The Inbox Trap: What Email Taught Us About Surviving AI
Some of us older folks may remember when email was going to set us free?
No more waiting for post. No more missed phone calls. Instant communication that would make us faster, more efficient, more connected. And it did—for about five minutes. Then came the avalanche. The 6am checks before coffee. The "just quickly" replies at dinner. The Sunday evening dread of an overflowing inbox.
We became slaves to the very tool that promised liberation.
Social media followed the same arc. A revolution in connection and marketing became an endless scroll of notifications demanding our attention. Another master, another leash.
Now here comes artificial intelligence, arriving with familiar promises: unprecedented productivity, transformed workflows, competitive advantage for those who act fast. The breathless headlines. The fear of being left behind. The pressure to adopt everything, immediately.
If you're feeling a strange sense of déjà vu, you should be.
The Pattern We Keep Missing
Every transformative technology follows the same trajectory. First comes genuine revolution—email really did change how business operates. Then comes overwhelm, as the technology's creators optimise for engagement, not your effectiveness. Finally, without intention, the tool starts using you.
AI is no different. Left unchecked, it will happily generate endless content, surface infinite possibilities, and create new tasks faster than you can complete them. The large language model companies are building products designed to capture your attention and dependence, not to serve your specific business needs.
This isn't pessimism. It's pattern recognition. And recognising the pattern is the first step to breaking it.
A Different Approach
The challenge I put to every client is simple: make AI work for you, not the other way around. Make it work for your team, on your terms, toward your goals.
This requires three things.
First, accept that AI isn't going away. Resistance is wasted energy. The leaders who dismissed email as a fad, who ignored social media until it was too late—they paid the price. AI will reshape your industry whether you participate or not. The only question is whether you'll shape how it affects your business.
Second, embrace it as a journey, not a destination. You don't need to transform everything by next quarter. Start small. Find one process that frustrates your team and experiment with AI as a solution. Learn from it. Then find another. This is a gradual integration, not a revolution. The businesses that try to change everything at once usually end up changing nothing—except their stress levels.
Third, and most importantly, become a leader of AI within your business. This is where most organisations fail. They let the technology vendors set the agenda. They adopt features because they exist, not because they solve actual problems. They consume AI content that tells them what's possible rather than defining what's necessary.
Leadership means something different here. It means understanding how these tools actually work—not the technical details, but the capabilities and limitations. It means encouraging your team to bring problems to AI, not waiting for AI to create new problems for your team. It means asking "what does our business actually need?" before asking "what can this technology do?"
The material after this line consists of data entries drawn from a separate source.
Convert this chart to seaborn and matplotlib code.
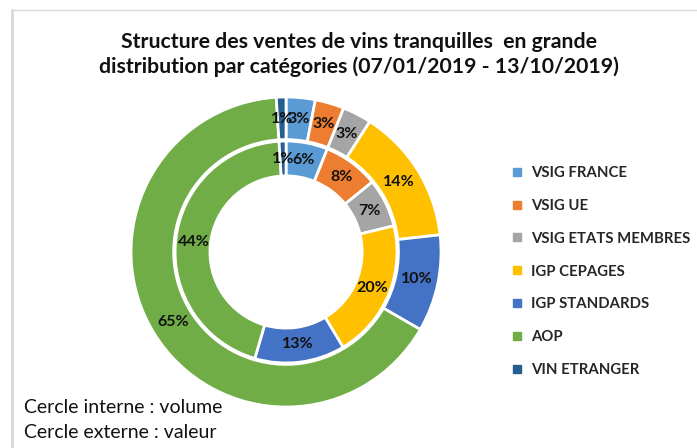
import matplotlib
matplotlib.use("Agg")
import matplotlib.pyplot as plt
import seaborn as sns
from matplotlib.lines import Line2D

# data
categories = ["VSIG FRANCE", "VSIG UE", "VSIG ETATS MEMBRES", "IGP CEPAGES",
              "IGP STANDARDS", "AOP", "VIN ETRANGER"]
valeur_pct = [3, 3, 3, 14, 10, 65, 1]   # outer ring
volume_pct = [6, 8, 7, 20, 13, 44, 1]   # inner ring
colors = ["#5B9BD5", "#ED7D31", "#A5A5A5", "#FFC000", "#4472C4", "#70AD47", "#255E91"]

sns.set_theme(style="white")
plt.rcParams['font.family'] = ['Lato', 'DejaVu Sans']

fig = plt.figure(figsize=(6.97, 4.48), dpi=100)
ax = fig.add_axes([0.188, 0.0915, 0.4448, 0.692])


def make_fmt(vals):
    total = sum(vals)
    return lambda p: f"{round(p * total / 100):.0f}%"


wp = dict(edgecolor="white", linewidth=2)
outer, _, outer_txt = ax.pie(valeur_pct, radius=1.0, colors=colors, startangle=90,
                             counterclock=False, autopct=make_fmt(valeur_pct),
                             pctdistance=0.86, wedgeprops=dict(width=0.275, **wp))
inner, _, inner_txt = ax.pie(volume_pct, radius=0.716, colors=colors, startangle=90,
                             counterclock=False, autopct=make_fmt(volume_pct),
                             pctdistance=0.84, wedgeprops=dict(width=0.225, **wp))
for t in outer_txt + inner_txt:
    t.set_fontsize(11.5)
    t.set_fontweight("bold")
    t.set_color("#111111")
ax.set_xlim(-1, 1)
ax.set_ylim(-1, 1)
ax.set_aspect("equal")
ax.axis("off")

fig.text(0.515, 0.878, "Structure des ventes de vins tranquilles  en grande\n"
         "distribution par catégories (07/01/2019 - 13/10/2019)",
         ha="center", va="center", fontsize=15.3, fontweight="bold",
         linespacing=1.3, color="#111111")

handles = [Line2D([], [], marker="s", linestyle="none", markersize=6,
                  markerfacecolor=c, markeredgecolor=c) for c in colors]
fig.legend(handles, categories, loc="upper left", bbox_to_anchor=(0.725, 0.643),
           frameon=False, prop=dict(size=10.7, weight="bold"), labelspacing=1.27,
           handlelength=0.8, handletextpad=0.5, borderaxespad=0)

fig.text(0.035, 0.09, "Cercle interne : volume", fontsize=14, va="center", color="#111111")
fig.text(0.035, 0.035, "Cercle externe : valeur", fontsize=14, va="center", color="#111111")

# chart border (top and left visible)
fig.add_artist(Line2D([0.016, 1.0], [0.977, 0.977], color="#d9d9d9", lw=1))
fig.add_artist(Line2D([0.0165, 0.0165], [0.0, 0.977], color="#d9d9d9", lw=2))

fig.savefig("out.png", dpi=100, facecolor="white")
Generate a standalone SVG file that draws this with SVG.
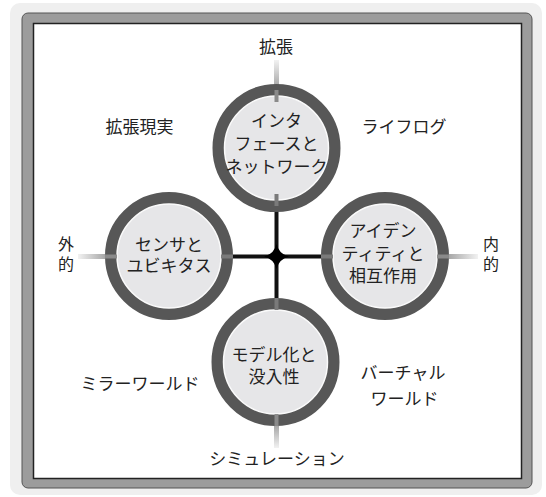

If you let the platform owners dictate direction without your leadership, you will become dependent on their priorities, their timelines, their vision for how you should work. That's not a partnership. That's servitude.
Cut Through the Noise
Here's the liberating truth: most of what's being said about AI doesn't matter to your business. The breathless updates about new features. The speculation about what's coming next. The pressure to have a presence on every new platform.
Noise.
What matters is identifying the specific problems AI can solve for you, implementing solutions that serve your actual workflows, and ignoring everything else. This selective focus isn't ignorance—it's strategy.
And this is not new to you. You've been doing exactly this your entire career. Every leader learns to filter the essential from the urgent, to resist the pressure to chase every trend, to focus resources on what actually moves the business forward.
AI is simply the latest tool requiring that same discipline.
The Real Opportunity
The businesses that thrive with AI won't be the ones that adopt it fastest or most comprehensively. They'll be the ones that adopt it most intentionally—who treat it as a tool to be directed rather than a force to be survived.
You've already survived email. You've navigated social media. You've weathered every technological shift that was going to change everything.
This one is no different. Lead it like you've led everything else.
The only question is whether you'll learn from the inbox trap, or walk into it again.